→ Exercise brief: Return precisely the span of lines from the top of the material below to the line containing "const axisTitle = 'residue index';", both included. Pictures are excluded.

→ Dataset excerpt:
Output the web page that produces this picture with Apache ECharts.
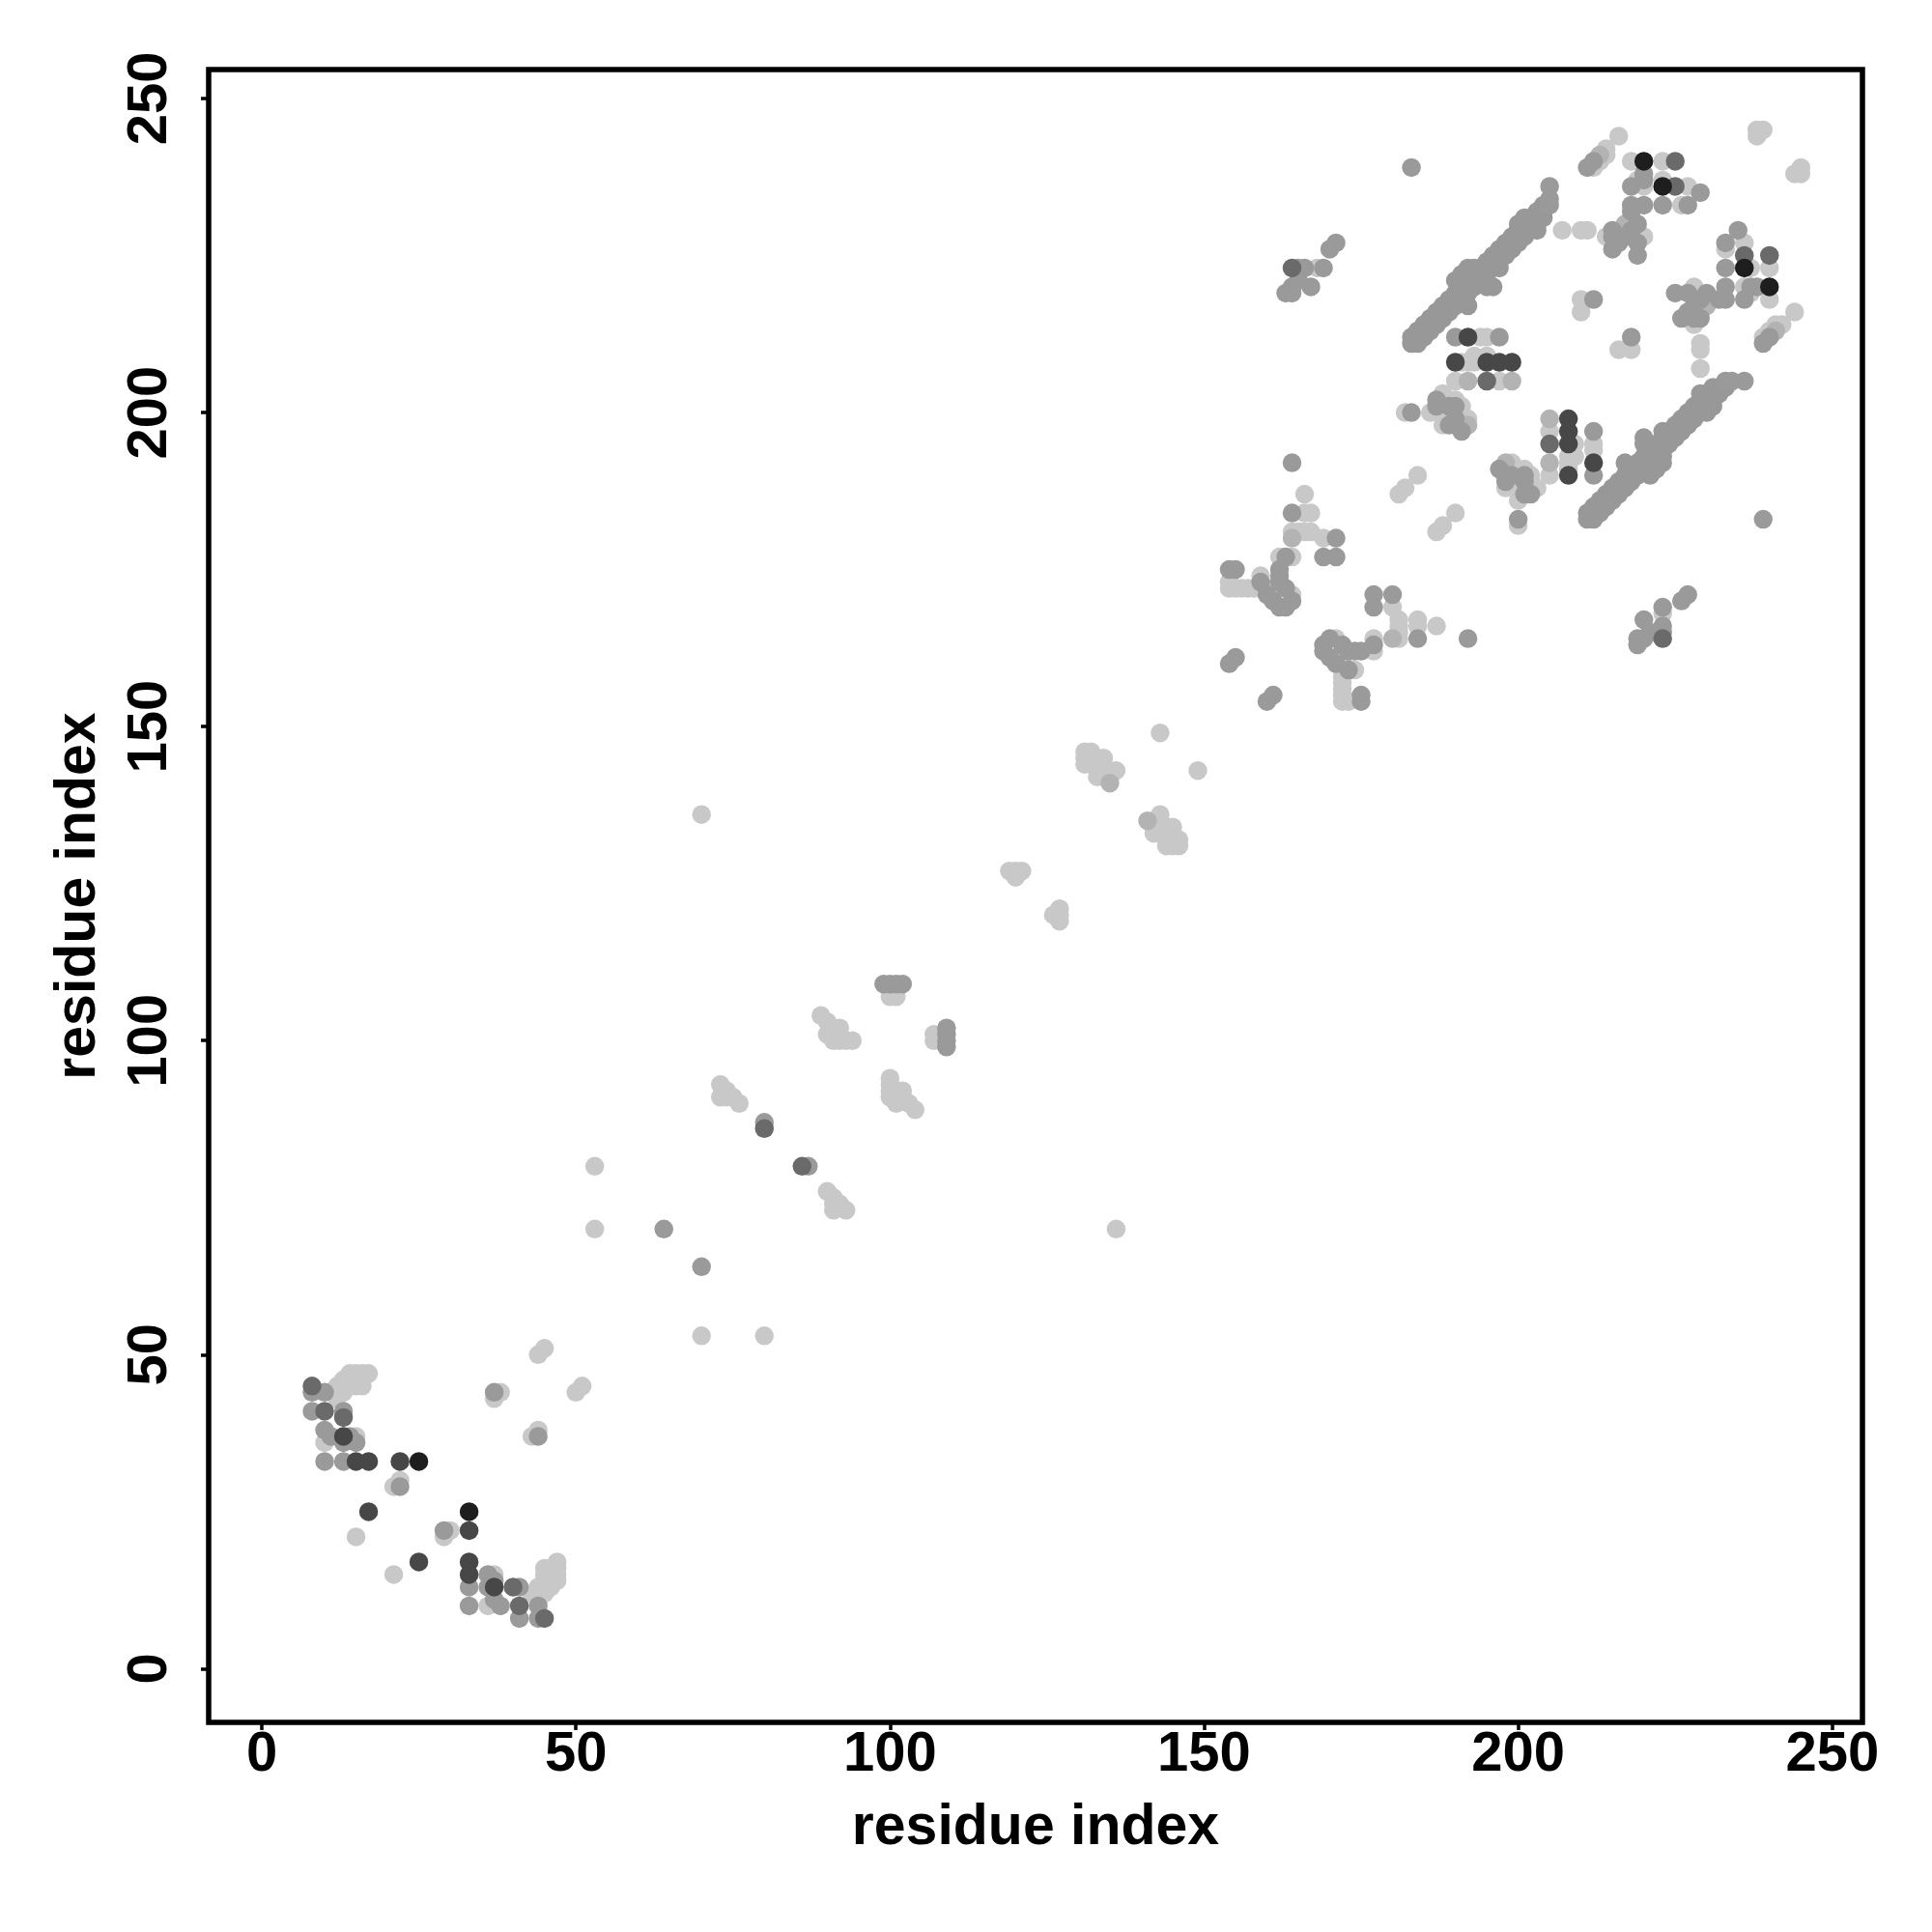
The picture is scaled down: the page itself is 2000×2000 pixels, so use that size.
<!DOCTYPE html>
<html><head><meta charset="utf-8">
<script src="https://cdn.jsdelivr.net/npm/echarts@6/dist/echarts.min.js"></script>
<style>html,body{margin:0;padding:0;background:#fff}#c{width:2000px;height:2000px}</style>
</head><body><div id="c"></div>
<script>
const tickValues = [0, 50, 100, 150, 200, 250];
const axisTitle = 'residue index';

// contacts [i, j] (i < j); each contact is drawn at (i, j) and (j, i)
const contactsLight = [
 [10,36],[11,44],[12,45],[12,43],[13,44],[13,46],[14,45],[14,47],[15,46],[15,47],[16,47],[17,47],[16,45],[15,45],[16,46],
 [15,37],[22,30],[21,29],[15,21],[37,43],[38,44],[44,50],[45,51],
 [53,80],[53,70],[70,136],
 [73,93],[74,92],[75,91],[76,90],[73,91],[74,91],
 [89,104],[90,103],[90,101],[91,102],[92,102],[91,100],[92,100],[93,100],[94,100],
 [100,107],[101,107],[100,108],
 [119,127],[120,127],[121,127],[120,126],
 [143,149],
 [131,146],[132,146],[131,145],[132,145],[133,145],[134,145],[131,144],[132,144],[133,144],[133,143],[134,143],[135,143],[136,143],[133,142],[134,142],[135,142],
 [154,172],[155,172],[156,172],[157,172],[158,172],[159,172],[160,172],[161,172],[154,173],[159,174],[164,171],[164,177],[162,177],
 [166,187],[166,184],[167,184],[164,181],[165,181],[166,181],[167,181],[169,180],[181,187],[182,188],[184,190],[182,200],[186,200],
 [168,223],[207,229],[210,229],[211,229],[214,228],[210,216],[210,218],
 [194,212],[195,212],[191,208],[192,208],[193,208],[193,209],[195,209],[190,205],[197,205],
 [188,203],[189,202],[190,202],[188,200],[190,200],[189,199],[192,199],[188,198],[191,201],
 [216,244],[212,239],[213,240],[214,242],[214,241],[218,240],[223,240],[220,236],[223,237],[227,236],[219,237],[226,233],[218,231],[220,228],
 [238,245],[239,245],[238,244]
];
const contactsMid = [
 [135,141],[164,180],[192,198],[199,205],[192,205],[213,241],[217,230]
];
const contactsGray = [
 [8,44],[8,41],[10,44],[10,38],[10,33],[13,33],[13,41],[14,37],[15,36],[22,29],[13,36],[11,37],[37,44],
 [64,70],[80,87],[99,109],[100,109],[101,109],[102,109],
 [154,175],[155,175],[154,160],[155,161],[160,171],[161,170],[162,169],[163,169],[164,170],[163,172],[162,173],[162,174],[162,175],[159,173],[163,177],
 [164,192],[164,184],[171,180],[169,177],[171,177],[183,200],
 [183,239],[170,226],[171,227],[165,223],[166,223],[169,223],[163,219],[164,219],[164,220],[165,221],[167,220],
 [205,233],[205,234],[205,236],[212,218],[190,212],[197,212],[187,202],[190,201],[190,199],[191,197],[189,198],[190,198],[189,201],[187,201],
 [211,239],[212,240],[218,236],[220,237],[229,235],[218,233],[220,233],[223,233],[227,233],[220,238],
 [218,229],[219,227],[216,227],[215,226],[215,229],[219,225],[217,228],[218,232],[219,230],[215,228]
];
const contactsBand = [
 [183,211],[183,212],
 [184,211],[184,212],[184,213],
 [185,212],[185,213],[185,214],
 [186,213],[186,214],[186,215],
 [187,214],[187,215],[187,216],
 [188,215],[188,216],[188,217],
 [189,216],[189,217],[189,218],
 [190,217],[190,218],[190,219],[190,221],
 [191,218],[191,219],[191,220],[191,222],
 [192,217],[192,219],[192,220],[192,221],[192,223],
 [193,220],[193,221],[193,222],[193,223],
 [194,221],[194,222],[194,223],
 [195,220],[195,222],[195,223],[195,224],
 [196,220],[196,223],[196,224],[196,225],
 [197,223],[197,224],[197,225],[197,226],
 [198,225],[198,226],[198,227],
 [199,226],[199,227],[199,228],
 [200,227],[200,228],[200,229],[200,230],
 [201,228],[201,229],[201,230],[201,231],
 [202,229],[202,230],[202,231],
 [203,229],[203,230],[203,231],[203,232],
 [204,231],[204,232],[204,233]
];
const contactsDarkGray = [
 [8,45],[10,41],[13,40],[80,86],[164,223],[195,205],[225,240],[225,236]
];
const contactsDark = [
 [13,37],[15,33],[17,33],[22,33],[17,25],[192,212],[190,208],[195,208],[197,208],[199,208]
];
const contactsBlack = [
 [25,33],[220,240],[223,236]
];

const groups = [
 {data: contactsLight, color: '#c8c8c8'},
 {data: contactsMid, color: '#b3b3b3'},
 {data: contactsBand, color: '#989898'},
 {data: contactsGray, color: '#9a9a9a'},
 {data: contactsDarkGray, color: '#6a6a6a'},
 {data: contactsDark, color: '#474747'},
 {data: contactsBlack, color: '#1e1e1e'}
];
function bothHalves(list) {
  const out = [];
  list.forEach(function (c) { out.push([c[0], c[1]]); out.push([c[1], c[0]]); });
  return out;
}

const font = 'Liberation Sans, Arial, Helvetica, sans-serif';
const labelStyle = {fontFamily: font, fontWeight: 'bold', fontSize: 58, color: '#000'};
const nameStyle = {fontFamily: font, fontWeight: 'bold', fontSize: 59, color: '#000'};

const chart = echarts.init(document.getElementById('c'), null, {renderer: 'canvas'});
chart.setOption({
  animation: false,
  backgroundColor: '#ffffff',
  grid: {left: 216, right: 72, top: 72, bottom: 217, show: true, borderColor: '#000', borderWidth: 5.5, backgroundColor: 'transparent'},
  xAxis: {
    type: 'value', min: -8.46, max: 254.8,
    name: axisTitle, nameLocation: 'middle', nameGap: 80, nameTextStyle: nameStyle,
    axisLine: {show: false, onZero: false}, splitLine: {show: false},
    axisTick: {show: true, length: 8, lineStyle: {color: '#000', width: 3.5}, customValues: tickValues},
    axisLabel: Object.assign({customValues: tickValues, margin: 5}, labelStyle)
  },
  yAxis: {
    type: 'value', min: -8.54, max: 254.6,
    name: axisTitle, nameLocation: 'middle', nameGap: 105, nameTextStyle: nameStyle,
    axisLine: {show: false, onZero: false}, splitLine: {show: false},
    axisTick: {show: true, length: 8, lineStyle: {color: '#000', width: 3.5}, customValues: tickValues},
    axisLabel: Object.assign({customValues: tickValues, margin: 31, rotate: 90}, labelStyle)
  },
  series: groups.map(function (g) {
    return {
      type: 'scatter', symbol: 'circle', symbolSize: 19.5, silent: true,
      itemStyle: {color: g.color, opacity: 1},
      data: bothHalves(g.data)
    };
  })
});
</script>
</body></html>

→ Solution below:
Output the web page that produces this picture with Apache ECharts.
The picture is scaled down: the page itself is 2000×2000 pixels, so use that size.
<!DOCTYPE html>
<html><head><meta charset="utf-8">
<script src="https://cdn.jsdelivr.net/npm/echarts@6/dist/echarts.min.js"></script>
<style>html,body{margin:0;padding:0;background:#fff}#c{width:2000px;height:2000px}</style>
</head><body><div id="c"></div>
<script>
const tickValues = [0, 50, 100, 150, 200, 250];
const axisTitle = 'residue index';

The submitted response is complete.